Battlemind is both the mental orientation developed during a combat zone deployment and a program developed at Walter Reed Army Institute of Research (WRAIR) intended to reduce its impact on personal post-deployment issues.

==Mental orientation==
In the definition provided by the U.S. Army Medical Command

"Battlemind is the Soldier's inner strength to face fear and adversity with courage. Key components include:
1. Self confidence: taking calculated risks and handling challenges.
2. Mental toughness: overcoming obstacles or setbacks and maintaining positive thoughts during times of adversity and challenge."
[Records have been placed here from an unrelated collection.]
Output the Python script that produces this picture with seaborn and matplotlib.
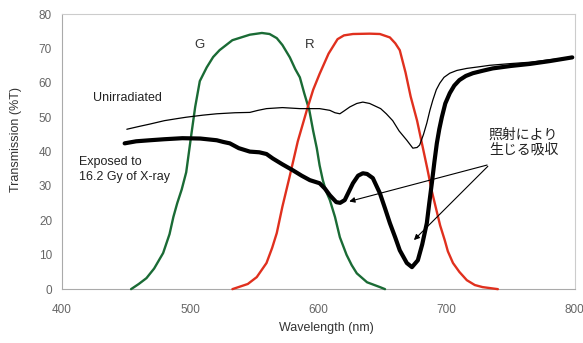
import matplotlib
matplotlib.use("Agg")
import matplotlib.pyplot as plt
import seaborn as sns

# Green filter transmission (curve, then its zero baseline back to the start)
g_wl = [454, 460, 466, 472, 479, 484, 487, 490, 493.5, 497, 501, 504, 507.6, 513, 518, 523,
        533, 546.6, 556, 562, 567.6, 572, 577.8, 582, 585.6, 589, 593, 596, 598.8, 601,
        603.5, 606, 609, 613, 616.8, 622, 626, 630, 638, 648, 652, 454]
g_t = [0, 1.5, 3.2, 6, 10.5, 16, 21, 25, 29, 34, 45, 53, 60.5, 64.5, 67.5, 69.5,
       72.4, 74, 74.5, 74.2, 73, 71, 67.4, 64, 61.6, 57, 52, 46, 41, 36,
       31.7, 28.5, 25.9, 21, 15.1, 10, 7, 4.6, 2, 0.6, 0, 0]

# Red filter transmission (curve, then its zero baseline back to the start)
r_wl = [533, 545, 552, 559.6, 564, 567.6, 572, 577.8, 584, 591, 596, 601, 608, 615, 620,
        627, 640, 648, 655.8, 660, 663.5, 668, 672, 677, 681, 685, 688.5, 692.4, 695,
        698.6, 701, 705, 710, 715.8, 722, 728, 736, 740, 533]
r_t = [0, 1.5, 3.5, 7.6, 12, 16.3, 24, 33, 43, 52, 58, 62.6, 68.5, 72.7, 73.8,
       74.2, 74.3, 74.2, 73.2, 71.5, 69.5, 63, 56, 49, 42, 35, 28.5, 22.5, 18.5,
       14.2, 11, 7.6, 5, 2.6, 1.2, 0.6, 0.2, 0, 0]

# Unirradiated
u_wl = [450.7, 460, 468.6, 480, 490, 497, 510, 520.8, 535, 546.6, 553, 559.6, 572, 585.6,
        601, 609, 613, 616.8, 620, 624.6, 630, 634.7, 640, 648.6, 653, 658, 663, 669,
        673.7, 677, 679, 682, 684.6, 687, 689.3, 692, 694.7, 698, 702.5, 708, 715.8,
        726, 733.7, 750, 765, 780, 798]
u_t = [46.5, 47.3, 48, 49, 49.6, 50, 50.6, 51, 51.3, 51.4, 52, 52.5, 52.8, 52.5,
       52.5, 52, 51.3, 51, 51.8, 53, 54, 54.4, 54, 52.5, 51, 49, 46, 43.3,
       41, 41.2, 41.9, 45, 48.3, 52, 55, 58, 59.9, 61.6, 62.8, 63.6, 64.2,
       64.7, 65.1, 65.6, 66, 66.7, 67.4]

# Exposed to 16.2 Gy of X-ray
e_wl = [449, 458, 468.6, 480, 494, 508, 520.8, 526, 531, 538, 546.6, 554, 559.6, 564.5,
        572, 580, 587, 593.4, 601, 605, 609, 614, 617, 620.6, 624, 627, 631, 634.7, 638,
        642.5, 648, 652, 655.8, 660, 663.5, 669, 673, 677.6, 681, 684.6, 686.5, 688.5,
        690.5, 692.4, 694.3, 696.3, 699, 702.5, 706, 710, 715, 720.5, 728, 736, 750,
        765, 780, 798]
e_t = [42.4, 43, 43.3, 43.6, 43.9, 43.8, 43.3, 42.8, 42.4, 41, 40, 39.8, 39.3, 38,
       36.3, 34.6, 33, 31.7, 30.8, 29.3, 27.3, 25.3, 25.1, 25.9, 28.5, 30.8, 33, 33.7, 33.5,
       32.3, 27.9, 23.5, 19.2, 15, 11.3, 7.6, 6.4, 8.4, 13, 19.2, 25, 30.8,
       37, 42.4, 46.5, 50, 54, 57, 59.2, 60.8, 62, 62.8, 63.5, 64.2, 64.9,
       65.5, 66.3, 67.4]

x_ticks = [400, 500, 600, 700, 800]
y_ticks = [0, 10, 20, 30, 40, 50, 60, 70, 80]

sns.set_theme(style="white")
plt.rcParams['font.family'] = ['Liberation Sans', 'Noto Sans CJK JP']

fig = plt.figure(figsize=(5.83, 3.43), dpi=100)
ax = fig.add_axes([0.106, 0.157, 0.880, 0.802])

green = '#1a6b35'
red = '#e0301e'

sns.lineplot(x=g_wl, y=g_t, ax=ax, color=green, linewidth=1.7, sort=False)
sns.lineplot(x=r_wl, y=r_t, ax=ax, color=red, linewidth=1.7, sort=False)
sns.lineplot(x=u_wl, y=u_t, ax=ax, color='black', linewidth=0.9, sort=False)
sns.lineplot(x=e_wl, y=e_t, ax=ax, color='black', linewidth=3.0, sort=False)
for ln in ax.lines:
    ln.set_clip_on(False)
    ln.set_solid_joinstyle('round')
    ln.set_zorder(3)

ax.set_xlim(400, 800)
ax.set_ylim(0, 80)
ax.set_xticks(x_ticks)
ax.set_yticks(y_ticks)
ax.tick_params(axis='y', labelsize=8.5, colors='#666666', length=0, pad=7)
ax.tick_params(axis='x', labelsize=8.5, colors='#666666', length=0, pad=11)
for s in ax.spines.values():
    s.set_color('#cccccc')
    s.set_linewidth(0.8)
ax.spines['left'].set_color('#aaaaaa')
ax.spines['bottom'].set_color('#aaaaaa')
ax.set_xlabel('Wavelength (nm)', fontsize=9, color='#333333')
ax.set_ylabel('Transmission (%T)', fontsize=9, color='#333333')
ax.xaxis.set_label_coords(0.515, -0.12)
ax.yaxis.set_label_coords(-0.078, 0.545)

ax.text(507.6, 70.9, 'G', fontsize=9.5, color='#333333', ha='center', va='center')
ax.text(593, 70.9, 'R', fontsize=9.5, color='#333333', ha='center', va='center')
ax.text(424, 55.5, 'Unirradiated', fontsize=9, color='#222222', ha='left', va='center')
ax.text(413.5, 34.9, 'Exposed to\n16.2 Gy of X-ray', fontsize=9, color='#222222',
        ha='left', va='center', linespacing=1.35)
ax.text(733, 42.8, '照射により\n生じる吸収', fontsize=10, color='#222222',
        ha='left', va='center', linespacing=1.1,
        family=['Noto Sans CJK JP', 'DejaVu Sans'])

arrow = dict(arrowstyle='-|>', color='black', lw=0.8, mutation_scale=8)
ax.annotate('', xy=(622, 25.3), xytext=(733.7, 36.3), arrowprops=arrow)
ax.annotate('', xy=(673, 13.7), xytext=(733.7, 36.3), arrowprops=arrow)

fig.savefig('out.png', dpi=100)
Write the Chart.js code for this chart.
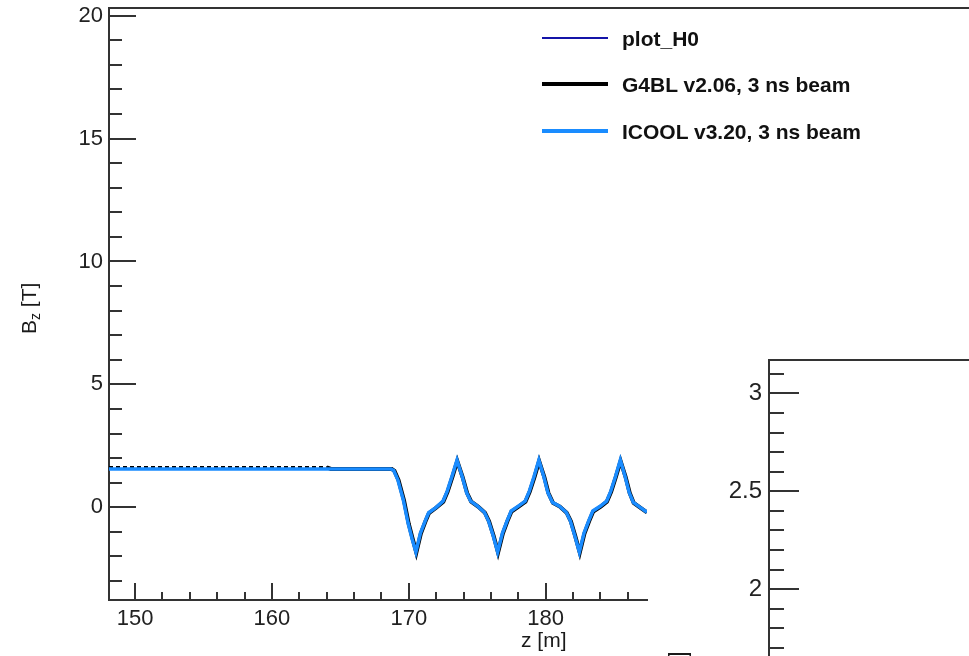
<!DOCTYPE html>
<html>
<head>
<meta charset="utf-8">
<script src="https://cdn.jsdelivr.net/npm/chart.js@4.4.1/dist/chart.umd.min.js"></script>
<style>
  html, body { margin: 0; padding: 0; background: #fff; }
  body { width: 969px; height: 656px; position: relative; overflow: hidden;
         font-family: "Liberation Sans", Arial, sans-serif; color: #1a1a1a; }
  canvas { position: absolute; }
  #main { left: 0; top: 0; }
  #inset { left: 647px; top: 330px; }
  .txt { position: absolute; font-size: 21px; line-height: 24px; white-space: nowrap; }
  .rot { transform: rotate(-90deg); transform-origin: left top; }
  .rot sub { font-size: 14px; vertical-align: -4px; }
  .swatch { position: absolute; left: 542px; width: 66px; }
  .leg { position: absolute; left: 622px; font-size: 21px; font-weight: bold; line-height: 24px; white-space: nowrap; color: #111; }
</style>
</head>
<body>
<canvas id="main" width="969" height="656"></canvas>
<canvas id="inset" width="322" height="326"></canvas>

<div class="txt rot" style="left:17px; top:334px;">B<sub>z</sub> [T]</div>
<div class="txt" style="left:521px; top:628px;">z [m]</div>
<div class="txt rot" style="left:666px; top:707px; font-size:23px;">B<sub>z</sub> [T]</div>
<div id="legend"></div>

<script>
// ── Data ────────────────────────────────────────────────────────────
const seriesLabels = ["plot_H0", "G4BL v2.06, 3 ns beam", "ICOOL v3.20, 3 ns beam"];
const seriesColors = ["#1414a8", "#000000", "#1a8cff"];

// plot_H0 has nothing visible inside the frame
const h0Z = [];
const h0Bz = [];

const g4blZ = [148.1, 164.0, 164.3, 168.75, 168.95, 169.25, 169.65, 170.0, 170.3, 170.55,
  170.88, 171.22, 171.47, 172.02, 172.52, 172.83, 173.18, 173.54, 173.93, 174.26, 174.56, 175.06,
  175.56, 175.86, 176.2, 176.52, 176.87, 177.2, 177.5, 178.02, 178.52, 178.83, 179.18, 179.52,
  179.9, 180.2, 180.53, 181.03, 181.53, 181.84, 182.16, 182.49, 182.83, 183.17, 183.47, 184.02,
  184.47, 184.78, 185.12, 185.47, 185.84, 186.14, 186.43, 186.93, 187.4];
const g4blBz = [1.63, 1.63, 1.56, 1.56, 1.48, 1.10, 0.28, -0.68, -1.32, -1.84,
  -1.07, -0.57, -0.24, -0.01, 0.23, 0.63, 1.23, 1.88, 1.23, 0.58, 0.23, 0.03,
  -0.22, -0.57, -1.17, -1.84, -1.07, -0.57, -0.17, 0.03, 0.23, 0.63, 1.23, 1.88,
  1.23, 0.58, 0.18, 0.03, -0.22, -0.57, -1.17, -1.84, -1.07, -0.57, -0.17, 0.03,
  0.23, 0.63, 1.23, 1.88, 1.23, 0.58, 0.18, -0.02, -0.21];

const icoolZ = [148.1, 168.7, 168.9, 169.2, 169.6, 169.95, 170.25, 170.52,
  170.85, 171.2, 171.45, 172.0, 172.5, 172.8, 173.15, 173.52, 173.9, 174.22, 174.52, 175.02,
  175.52, 175.82, 176.16, 176.49, 176.84, 177.18, 177.48, 178.0, 178.5, 178.8, 179.15, 179.5,
  179.86, 180.16, 180.5, 181.0, 181.5, 181.8, 182.12, 182.46, 182.8, 183.14, 183.44, 184.0,
  184.45, 184.75, 185.1, 185.45, 185.8, 186.1, 186.4, 186.9, 187.4];
const icoolBz = [1.56, 1.56, 1.50, 1.12, 0.30, -0.65, -1.30, -1.82,
  -1.05, -0.55, -0.22, 0.0, 0.25, 0.65, 1.25, 1.92, 1.25, 0.60, 0.25, 0.05,
  -0.20, -0.55, -1.15, -1.82, -1.05, -0.55, -0.15, 0.05, 0.25, 0.65, 1.25, 1.92,
  1.25, 0.60, 0.20, 0.05, -0.20, -0.55, -1.15, -1.82, -1.05, -0.55, -0.15, 0.05,
  0.25, 0.65, 1.25, 1.92, 1.25, 0.60, 0.20, 0.0, -0.20];

// ── Axis ticks ──────────────────────────────────────────────────────
const xMajorTicks = [150, 160, 170, 180];
const xMinorTicks = [150, 152, 154, 156, 158, 160, 162, 164, 166, 168, 170, 172, 174, 176, 178, 180, 182, 184, 186];
const yMajorTicks = [0, 5, 10, 15, 20];
const yMinorTicks = [-3, -2, -1, 0, 1, 2, 3, 4, 5, 6, 7, 8, 9, 10, 11, 12, 13, 14, 15, 16, 17, 18, 19, 20];
const insetMajorTicks = [2, 2.5, 3];
const insetMinorTicks = [1.7, 1.8, 1.9, 2, 2.1, 2.2, 2.3, 2.4, 2.5, 2.6, 2.7, 2.8, 2.9, 3, 3.1];

const FONT = "'Liberation Sans', Arial, sans-serif";
const AXIS = "#333333";

const toPoints = (xs, ys) => xs.map((x, i) => ({ x, y: ys[i] }));

// ROOT style: ticks drawn inward from the axis line
const rootTicks = {
  id: "rootTicks",
  afterDraw(chart, args, opts) {
    const ctx = chart.ctx;
    const area = chart.chartArea;
    ctx.save();
    ctx.strokeStyle = AXIS;
    ctx.lineWidth = 2;
    ctx.beginPath();
    (opts.axes || []).forEach(a => {
      const scale = chart.scales[a.id];
      a.minor.forEach(v => {
        const len = a.major.includes(v) ? a.majorLen : a.minorLen;
        const p = Math.round(scale.getPixelForValue(v));
        if (scale.isHorizontal()) {
          ctx.moveTo(p, area.bottom);
          ctx.lineTo(p, area.bottom - len);
        } else {
          ctx.moveTo(area.left, p);
          ctx.lineTo(area.left + len, p);
        }
      });
    });
    ctx.moveTo(area.left - 1, area.top);
    ctx.lineTo(opts.topLineTo, area.top);
    ctx.stroke();
    ctx.restore();
  }
};

function tickSetter(values) {
  return scale => { scale.ticks = values.map(v => ({ value: v })); };
}

// keep the frame where it is: no extra room for half-labels at the ends
function fitTo(prop, size) {
  return s => {
    s[prop] = size;
    s.paddingTop = 0; s.paddingBottom = 0;
    s.paddingLeft = 0; s.paddingRight = 0;
  };
}

// ── Main chart ──────────────────────────────────────────────────────
const mainChart = new Chart(document.getElementById("main"), {
  type: "line",
  data: {
    datasets: [
      {
        label: seriesLabels[0], data: toPoints(h0Z, h0Bz),
        borderColor: seriesColors[0], borderWidth: 2, order: 2
      },
      {
        label: seriesLabels[1], data: toPoints(g4blZ, g4blBz),
        borderColor: seriesColors[1], borderWidth: 4, order: 1,
        segment: {
          borderDash: c => c.p0.parsed.x < 164 ? [4, 3] : undefined,
          borderWidth: c => c.p0.parsed.x < 164 ? 2.5 : 4
        }
      },
      {
        label: seriesLabels[2], data: toPoints(icoolZ, icoolBz),
        borderColor: seriesColors[2], borderWidth: 3.5, order: 0
      }
    ]
  },
  options: {
    responsive: false,
    animation: false,
    events: [],
    elements: { point: { radius: 0 }, line: { tension: 0 } },
    layout: { padding: { left: 0, top: 8, right: 322, bottom: 0 } },
    plugins: {
      legend: { display: false },
      tooltip: { enabled: false },
      rootTicks: {
        topLineTo: 969,
        axes: [
          { id: "x", major: xMajorTicks, minor: xMinorTicks, majorLen: 17, minorLen: 8 },
          { id: "y", major: yMajorTicks, minor: yMinorTicks, majorLen: 27, minorLen: 13 }
        ]
      }
    },
    scales: {
      x: {
        type: "linear", min: 148.1, max: 187.4,
        afterFit: fitTo("height", 56),
        afterBuildTicks: tickSetter(xMinorTicks),
        grid: { display: false, drawTicks: false },
        border: { display: true, color: AXIS, width: 2 },
        ticks: {
          autoSkip: false, maxRotation: 0, padding: 6, color: "#222",
          font: { family: FONT, size: 22 },
          callback: v => xMajorTicks.includes(v) ? String(v) : ""
        }
      },
      y: {
        type: "linear", min: -3.77, max: 20.31,
        afterFit: fitTo("width", 109),
        afterBuildTicks: tickSetter(yMinorTicks),
        grid: { display: false, drawTicks: false },
        border: { display: true, color: AXIS, width: 2 },
        ticks: {
          autoSkip: false, padding: 6, color: "#222",
          font: { family: FONT, size: 22 },
          callback: v => yMajorTicks.includes(v) ? String(v) : ""
        }
      }
    }
  },
  plugins: [rootTicks]
});

// ── Inset frame (axes only) ─────────────────────────────────────────
const insetChart = new Chart(document.getElementById("inset"), {
  type: "line",
  data: { datasets: [] },
  options: {
    responsive: false,
    animation: false,
    events: [],
    layout: { padding: { left: 0, top: 30, right: 0, bottom: 0 } },
    plugins: {
      legend: { display: false },
      tooltip: { enabled: false },
      rootTicks: {
        topLineTo: 322,
        axes: [
          { id: "y", major: insetMajorTicks, minor: insetMinorTicks, majorLen: 30, minorLen: 15 }
        ]
      }
    },
    scales: {
      x: { type: "linear", min: 0, max: 1, display: false },
      y: {
        type: "linear", min: 1.658, max: 3.171,
        afterFit: fitTo("width", 122),
        afterBuildTicks: tickSetter(insetMinorTicks),
        grid: { display: false, drawTicks: false },
        border: { display: true, color: AXIS, width: 2 },
        ticks: {
          autoSkip: false, padding: 7, color: "#222",
          font: { family: FONT, size: 24 },
          callback: v => insetMajorTicks.includes(v) ? String(v) : ""
        }
      }
    }
  },
  plugins: [rootTicks]
});

// ── Legend (built from the dataset labels / colours) ────────────────
const legendRows = [38, 84, 131];
const legendWidths = [2, 4, 4];
const legendEl = document.getElementById("legend");
legendEl.innerHTML = seriesLabels.map((label, i) => `
  <div class="swatch" style="top:${legendRows[i] - legendWidths[i] / 2}px; height:${legendWidths[i]}px; background:${seriesColors[i]};"></div>
  <div class="leg" style="top:${legendRows[i] - 11}px;">${label}</div>
`).join("");
</script>
</body>
</html>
The significance of Battlemind in the Medical Command's context is that "Battlemind skills helped you survive in combat, but may cause you problems if not adapted when you get home."

Initial writings on the subject focused on the utility of battlemind while in service, while several recent works focus on treatment and self-help.

==Program==
The first Battlemind product was a mental health post-deployment briefing. It quickly became a training system supporting soldiers and families across the seven phases of the deployment cycle.

The Battlemind system now includes separate pre-deployment training modules for soldiers, unit leaders, health care providers and spouses. Psychological debriefings are given in theater and upon redeployment. There is also a post-deployment module for spouses and several post-deployment modules for soldiers.

==Controversy==
Some veteran groups have expressed concern or curiosity about the effectiveness of the Battlemind program in addressing post traumatic stress disorder.